The Arcade is in the High Street, Newport.
On the corner was Stewart Kimpton. On the right there was a jewellers called Crouchers – I bought my engagement ring from there.
Stanley Jones was a shop that sold all the music. Woodgates sold prams. I have lived in the area for 80 years.
Mary Collingbourne, Newport
The Now and Then is of the arcade in High Street which once had a big jewellers also a hairdressers.
On the other corner use to be Kimpton men’s shop. In the arcade was a café and a women’s clothes shop.
At the other end of the arcade facing Cambrian Road was a small jewellers. I think it is still there opposite a Wetherspoons.
M Reardon, Newport
This is the Victorian Newport Arcade which runs between High Street and Cambrian Road.
At the High Street end was Kimpton’s tailors and outfitters, and at the two corners of the Cambrian Road end was Stanley Jones, the one shop was a stationers and the other shop was a music and book shop.
Kimptons was there into the 1960s.
One of the longest reigning shops in the arcade was AL Salisbury, leather goods dealers who were there for more than 30 years.
Dave Woolven, Newport
The photographs in last week’s Now and Then section were of the Newport Arcade viewed from Cambrian Road.
The shops on both corners were Stanley Jones bookshops, in the early 1960s I was an apprentice carpenter and joiner for a shopfitting company and helped strip out the shop on the right hand side, it was full of dust as it had never been cleaned with all the books on the shelves and it still had gas lighting, very safe with all the books.
We converted the shop into The Card Gallery, the shop on the left was changed into a jewellers. I still have a ticket I found in the shop for a concert by Maindee Male Voice Choir held at London Street Congregational Church on Thursday 12th November 1903 priced at sixpence.
A few doors up to the left was the New Found Out public house, a well-known place for rough scrumpy.
David Taylor, Newport
I REMEMBER this arcade very well, when I was very young it always seemed posh. On High Street, left side of the arcade was a very up-market jewellers called ‘Crouch and Sons.’

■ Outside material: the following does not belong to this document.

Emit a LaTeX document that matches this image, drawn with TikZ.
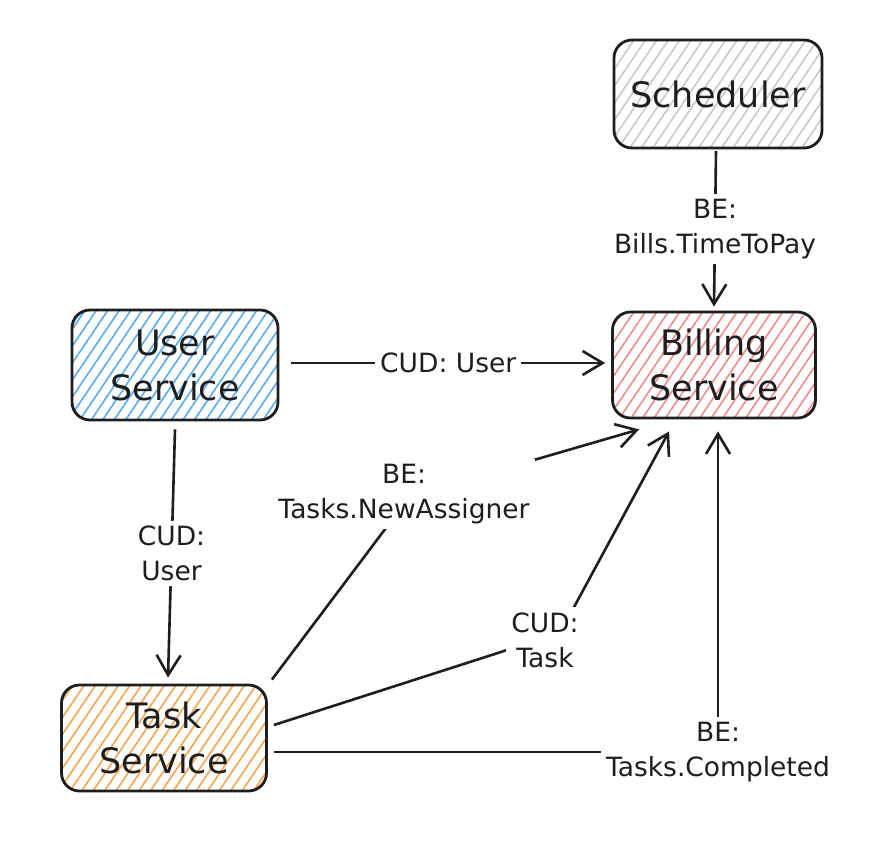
\documentclass[tikz,border=0pt]{standalone}
\usepackage{fontspec}
\setmainfont{DejaVu Sans}
\usetikzlibrary{arrows.meta,patterns.meta,calc}
\definecolor{ink}{HTML}{1E1E1E}
\definecolor{schedc}{HTML}{C5CBD1}
\definecolor{billc}{HTML}{F28C8C}
\definecolor{userc}{HTML}{5AABF2}
\definecolor{taskc}{HTML}{F5A550}
\begin{document}
\begin{tikzpicture}[x=1pt,y=-1pt,
  box/.style={draw=ink, line width=2.8pt, rounded corners=18pt, align=center,
    font=\fontsize{35}{45}\selectfont, text=ink,
    pattern={Lines[angle=56,distance=9.5pt,line width=1.6pt]}},
  conn/.style={draw=ink, line width=2.6pt, -{Straight Barb[length=20pt,width=24pt]}},
  lbl/.style={fill=white, font=\fontsize{26.5}{35}\selectfont, text=ink, align=center, inner sep=5pt}]
\fill[white] (0,0) rectangle (874,844);
\node[box, minimum width=208pt, minimum height=108pt, pattern color=schedc] (sched) at (718,94) {Scheduler};
\node[box, minimum width=203pt, minimum height=106pt, pattern color=billc] (bill) at (714,365) {Billing\\Service};
\node[box, minimum width=206pt, minimum height=110pt, pattern color=userc] (user) at (175,365) {User\\Service};
\node[box, minimum width=205pt, minimum height=106pt, pattern color=taskc] (task) at (164,738) {Task\\Service};

\draw[conn] ($(sched.south)+(-2,2)$) -- node[lbl]{BE:\\Bills.TimeToPay} ($(bill.north)+(0,-4)$);
\draw[conn] ($(user.east)+(12,-2)$) -- node[lbl]{CUD: User} ($(bill.west)+(-6,-2)$);
\draw[conn] ($(user.south)+(0,8)$) -- node[lbl]{CUD:\\User} ($(task.north)+(4,-6)$);

\coordinate (m1) at (410,496);
\draw[conn, rounded corners=30pt] ($(task.north east)+(4,-4)$) -- (m1) -- ($(bill.south west)+(28,10)$);
\node[lbl] (l1) at ($(m1)+(-6,-2)$) {BE:\\Tasks.NewAssigner};

\coordinate (m2) at (560,633);
\draw[conn, rounded corners=30pt] ($(task.east)+(6,-13)$) -- (m2) -- ($(bill.south west)+(58,12)$);
\node[lbl] (l2) at (545,640) {CUD:\\Task};

\draw[conn] ($(task.east)+(6,14)$) -| node[lbl]{BE:\\Tasks.Completed} ($(bill.south)+(4,12)$);
\end{tikzpicture}
\end{document}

In the early 1970’s I bought four champagne flute glasses. I still have one left. At the time they were £9 each (old money) where I asked if I could put them aside and so I bought one at a time. The blonde chap that worked there was so handsome!
Inside the arcade was a shop full of pretty things. Winifred Bignall was the owner. She was always dressed in velvet, her hat was also velvet - once again very posh. If you went into her shop, her eyes would follow you everywhere. At the High Street entrance a chap used to sell the Argus, he had such a weird way of calling out. I love all your yesterday photo’s keep them coming.